Thank you everyone for your comments and support in regard to the Mike Tyson piece published last month. Some have asked about some other sections that didn’t make the cut or some other interactions with some fighters. Sometimes, to keep the narrative churning, you have make some tough cuts.
I spoke with Chuck Wepner and Ray Mercer. Unfortunately, I did not get to speak to Bernard Hopkins. I actually had no idea he was at the event until he got on the microphone.
So for those that didn’t get enough of Tyson in their diet…
Chuck Wepner is holding court in front of a dozen onlookers at the Venetian ballroom near the honored guest table. The 6’5 bruiser can’t take two steps without someone reaching for his paw and pleading for a photo. With every request, he offers a quick-witted compliment while the wives of his admirers struggle with the camera zoom.
A fan introduces himself and grabs the Bayonne Bleeder’s right hand, the same one that crunched Muhammed Ali’s ribs and forced him to canvas nearly 40 years ago. He whispers in his ear, “You sparred with my brother, Chuck.”
“Hell of a fighter, your brother,” Chuck answers quickly to the unidentifiable face. “I hope he didn’t hurt me too bad.”
I approach. He is huge. I have been around 6’5 athletes before, but I’m in awe of how imposing he is and how big his hands are.
“Give me a buzz. We’ll put something together,” Chuck says as he tosses me his business card for his liquor distribution business. His fight with Ali in 1975 was the inspiration for the movie Rocky. He sounds intrigued in my history of New Jersey boxing book. The flipside of the card is a picture of Chuck, standing over a crumpled Ali. Few men ever have a photo taken of themselves toppling Goliath.
“Hey Merce, you need to meet Mike,” his former trainer shouts as my eyes find a mountain known as Ray Mercer. Now in his early fifties, the former WBO champion is still imposing. Mercer was bull in the ring. Fierce. Mean. Everything a crowd craves of a heavyweight. A scene of scavenging zombies feasting in the Walking Dead is more pleasant than watching Mercer’s savage knockout of the recently deceased Tommy Morrison.
The last time he was in a ring, he was actually competing in mixed martial arts. He was fighting former UFC heavyweight giant Tim Sylvia for the Adrenaline MMA promotion. Sylvia was another ominous monster who could be outwrestled in an MMA ring, but not knocked out. Never knocked out.
It took “Merce” a mere nine seconds to nearly behead him.
He approaches me with a warming grin. He is a gentleman and I wish I had more time with him. I want to discuss his controversial title losses to Evander Holyfield and Lennox Lewis. Many people think he won those fights. He’s clearly in a different place, and his friends tell me they are not sure if those losses even matter to him anymore, or if they even ever did. He talks about his charity, findadream.org, and reminds me that being a success in life is about helping children and providing positive influences in their lives. His sincerity is genuine, yet I can’t stop grinning, thinking about Sylvia’s head flying into the stands.

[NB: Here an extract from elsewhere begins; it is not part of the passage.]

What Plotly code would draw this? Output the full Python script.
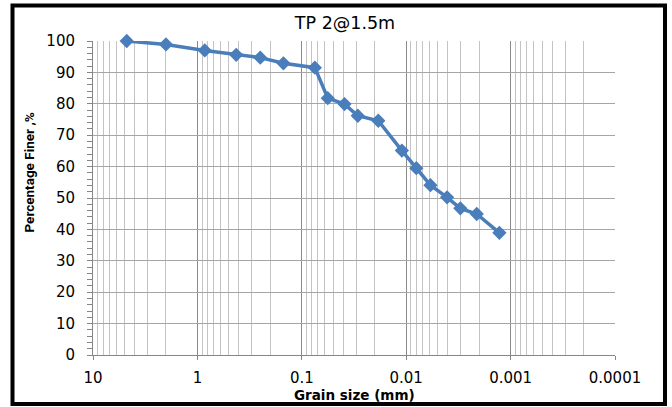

When I think of Mike Tyson, I think of June 27, 1988, and the Convention Hall in Atlantic City. I think of the scowl he wore to the ring against Michael Spinks. I think of being a young boy frightened by the monster.
Spinks chose the ever-intimidating “This is it” – a collaboration from Kenny Loggins and Michael McDonald. It is if the lamb could not pick a better theme for his slaughter.
Tyson’s music was not actual music. It was just pulsating noises and crashes. He wasn’t wearing a robe. He didn’t look at the crowd. His eyesight was on only what was in front of him as he stormed down the aisle. The WBA, WBC or IBF belts were nowhere near him. Plain black shorts and plain black socks. He was all business.
The destruction took ninety-one seconds. After a few uppercuts, Spinks never fought again, and the title was unified. This is the epitome of Tyson’s career in New Jersey, as far as I’m concerned.
Tyson continues to stare at me. I can’t move. I debate telling him that I’m not crazy about Ali. I’m actually a Joe Frazier kind-of-guy. I’ve always been in Smokin’ Joe’s corner. Then I remember there are consequences for spitting in a pit bull’s eye.